In an interview with the libertarian periodical Reason, Hendren defended his act by saying that “a number of his constituents have raised concerns about some of the approaches that Howard Zinn has taken to history in the books he’s written.” His concern, the article went on, “is primarily with providing equal time for opposing political viewpoints to avoid ‘indoctrination’ of one point of view, and that his aim with this bill is not necessarily seeing his bill passed in its current form, but rather, to spark a conversation and debate.”
Hendren has run into controversy before, when in during a bid for a U.S. Senate seat in 2009, he referred to Sen. Charles Schumer (D-N.Y.) as “that Jew.” Hendren retracted and apologized for the statement, but as Reason points out, not before making a few more provocative statements: “I don’t use a Teleprompter, and occasionally I put my foot in my mouth…I was attempting to explain that unlike Sen. Schumer, I believe in traditional values, like we used to see on ‘The Andy Griffith Show.'” Hendren eventually lost his bid for the seat.
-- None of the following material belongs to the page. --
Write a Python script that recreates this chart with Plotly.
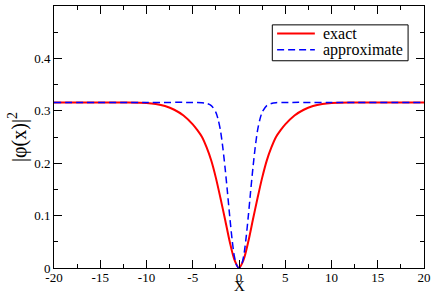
import plotly.graph_objects as go

# exact curve values
x_exact = [-20, -15, -12, -10, -9, -8, -7, -6, -5, -4.5, -4, -3.5, -3, -2.5, -2, -1.5, -1, -0.5, 0,
           0.5, 1, 1.5, 2, 2.5, 3, 3.5, 4, 4.5, 5, 6, 7, 8, 9, 10, 12, 15, 20]
y_exact = [0.316, 0.316, 0.316, 0.315, 0.313, 0.309, 0.302, 0.291, 0.274, 0.263, 0.250, 0.230, 0.205, 0.172, 0.133, 0.092, 0.050, 0.016, 0.0,
           0.016, 0.050, 0.092, 0.133, 0.172, 0.205, 0.230, 0.250, 0.263, 0.274, 0.291, 0.302, 0.309, 0.313, 0.315, 0.316, 0.316, 0.316]

# approximate curve values
x_approx = [-20, -10, -5, -4, -3.5, -3, -2.5, -2.25, -2, -1.75, -1.5, -1.25, -1, -0.75, -0.5, -0.25, 0,
            0.25, 0.5, 0.75, 1, 1.25, 1.5, 1.75, 2, 2.25, 2.5, 3, 3.5, 4, 5, 10, 20]
y_approx = [0.316, 0.316, 0.316, 0.3155, 0.314, 0.310, 0.297, 0.283, 0.262, 0.230, 0.190, 0.145, 0.098, 0.055, 0.022, 0.005, 0.0,
            0.005, 0.022, 0.055, 0.098, 0.145, 0.190, 0.230, 0.262, 0.283, 0.297, 0.310, 0.314, 0.3155, 0.316, 0.316, 0.316]

series_names = ["exact", "approximate"]

x_ticks = [-20, -15, -10, -5, 0, 5, 10, 15, 20]
x_ticktext = ["-20", "-15", "-10", "-5", "0", "5", "10", "15", "20"]
x_minor = [-17.5, -12.5, -7.5, -2.5, 2.5, 7.5, 12.5, 17.5]
y_ticks = [0, 0.1, 0.2, 0.3, 0.4, 0.5]
y_ticktext = ["0", "0.1", "0.2", "0.3", "0.4", "0.5"]
y_minor = [0.05, 0.15, 0.25, 0.35, 0.45]

FONT = "Liberation Serif"
RED = "#ff0000"
BLUE = "#0000ff"
DASH = "7px,4px"

fig = go.Figure()
fig.add_trace(go.Scatter(x=x_exact, y=y_exact, mode="lines", name=series_names[0],
                         line=dict(color=RED, width=2, shape="spline", smoothing=0.8)))
fig.add_trace(go.Scatter(x=x_approx, y=y_approx, mode="lines", name=series_names[1],
                         line=dict(color=BLUE, width=1.5, dash=DASH, shape="spline", smoothing=0.8)))

tick_font = dict(family=FONT, size=13, color="black")
axis_common = dict(showline=True, linecolor="black", linewidth=1, mirror="ticks",
                   ticks="inside", ticklen=8, tickcolor="black", tickwidth=1,
                   showgrid=False, zeroline=False)
minor_common = dict(tickmode="array", ticks="inside", ticklen=4, tickcolor="black", tickwidth=1)

fig.update_layout(
    xaxis=dict(range=[-20, 20], tickmode="array", tickvals=x_ticks, ticktext=x_ticktext,
               tickfont=tick_font, minor=dict(tickvals=x_minor, **minor_common),
               ticklabelstandoff=-3,
               **axis_common),
    yaxis=dict(range=[0, 0.5], tickmode="array", tickvals=y_ticks, ticktext=y_ticktext,
               tickfont=tick_font, minor=dict(tickvals=y_minor, **minor_common),
               title=dict(text="|φ(x)|<sup>2</sup>", font=dict(family=FONT, size=20, color="black"), standoff=2),
               **axis_common),
)

# x-axis title placed just under the tick labels
fig.add_annotation(text="X", xref="paper", yref="paper", x=0.5, y=-0.1065,
                   xanchor="center", yanchor="bottom", showarrow=False,
                   font=dict(family=FONT, size=15, color="black"))

# legend box drawn in paper coordinates
fig.add_shape(type="rect", xref="paper", yref="paper", x0=0.590, x1=0.957, y0=0.791, y1=0.928,
              line=dict(color="black", width=1), fillcolor="white", layer="above")
legend_rows_y = [0.8954, 0.8327]
legend_styles = [dict(color=RED, width=2), dict(color=BLUE, width=1.5, dash=DASH)]
for name, ly, st in zip(series_names, legend_rows_y, legend_styles):
    fig.add_shape(type="line", xref="paper", yref="paper", x0=0.603, x1=0.705, y0=ly, y1=ly,
                  line=st, layer="above")
    fig.add_annotation(text=name, xref="paper", yref="paper", x=0.722, y=ly,
                       xanchor="left", yanchor="middle", showarrow=False,
                       font=dict(family=FONT, size=16, color="black"))

fig.update_layout(
    width=436, height=296,
    margin=dict(l=54, r=9, t=5, b=28),
    paper_bgcolor="white", plot_bgcolor="white",
    font=dict(family=FONT, size=13, color="black"),
    showlegend=False,
)

fig.write_html("out.html", config={"displayModeBar": False},
               post_script="document.body.style.margin='0';")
This is the latest action in a long and bitter fight between conservative lawmakers and advanced placement educators with the Republican National Committee arguing that the latter, according to Rawstory, are teaching a “radically revisionist view of American history that emphasizes negative aspects of our nation’s history.” A People’s History was banned from Tuscon, Arizona schools in 2012.
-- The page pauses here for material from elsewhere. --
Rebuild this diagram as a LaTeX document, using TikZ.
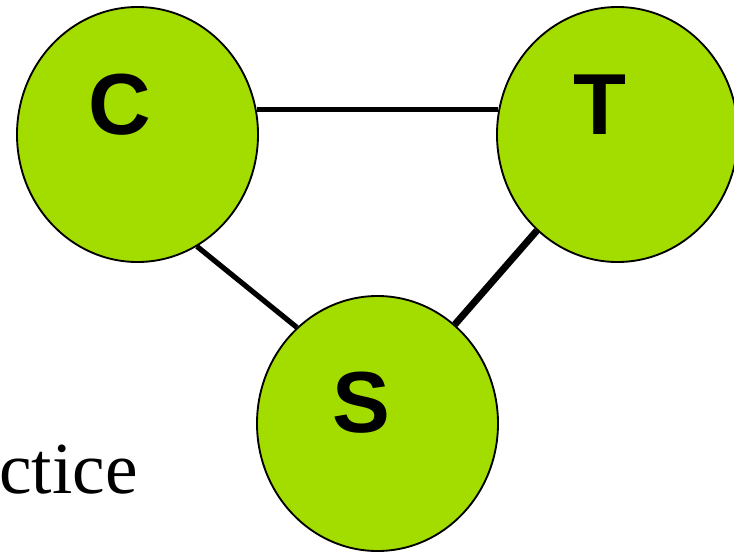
\documentclass[tikz,border=0pt]{standalone}
\usepackage{fontspec}
\setmainfont{Liberation Serif}
\newfontfamily\letterfont{Liberation Sans}
\usetikzlibrary{shapes.geometric}
\definecolor{leafgreen}{RGB}{163,221,0}
\tikzset{
  bubble/.style={ellipse, draw=black, line width=1.4pt, fill=leafgreen,
    minimum width=180.75pt, minimum height=191.25pt, inner sep=0pt},
  letter/.style={font=\letterfont\bfseries\fontsize{65}{65}\selectfont, inner sep=0pt},
  link/.style={draw=black, line width=3.9pt},
  thicklink/.style={draw=black, line width=5.2pt}
}
\begin{document}
\begin{tikzpicture}[x=0.75pt, y=-0.75pt]
  \useasboundingbox (0,0) rectangle (734,553);
  % three circles
  \node[bubble] (C) at (137.5,134.5) {};
  \node[bubble] (T) at (617.5,134.5) {};
  \node[bubble] (S) at (377.5,423.5) {};
  % their letters
  \node[letter] (Cl) at (120,105) {C};
  \node[letter] (Tl) at (600,105) {T};
  \node[letter] (Sl) at (361,403) {S};
  % connecting lines
  \draw[link] (C.12) -- (T.168);
  \draw[link] (C.-62) -- (S.130);
  \draw[thicklink] (T.-130) -- (S.52);
  % partly hidden word on the left
  \node[anchor=base west, inner sep=0pt, font=\fontsize{55}{55}\selectfont] (word) at (-1,493) {ctice};
\end{tikzpicture}
\end{document}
First published in a print run of 4,000 copies in 1980, A People’s History of the United States has since become an underground multi-million best-selling work and a cultural touchstone, being name dropped by Matt Damon in Good Will Hunting and making an appearance on The Simpsons. It is considered the masterwork of Zinn, a lauded historian and self-described “democratic socialist” who died in 2010 at the age of 87.
For its obituary of Zinn, the New York Times framed the impact of his magnum opus: “To describe it as a revisionist account is to risk understatement. A conventional historical account held no allure; he concentrated on what he saw as the genocidal depredations of Christopher Columbus, the blood lust of Theodore Roosevelt and the racial failings of Abraham Lincoln. He also shined an insistent light on the revolutionary struggles of impoverished farmers, feminists, laborers and resisters of slavery and war. Such stories are more often recounted in textbooks today; they were not at the time.”
A children’s edition of A People’s History was published in 2007.
According to the Independent, more than 250 Arkansas teachers have signed up for the Zinn Education Project—an initiative to have Zinn’s work taught in primary and secondary schools—to take advantage of the history lessons it offers. The Project has also pledged to send a free copy of A People’s History to anyone who requests one and has tweeted a photo of high school students from Batesville, the county seat for Hendren’s district, protesting his bill.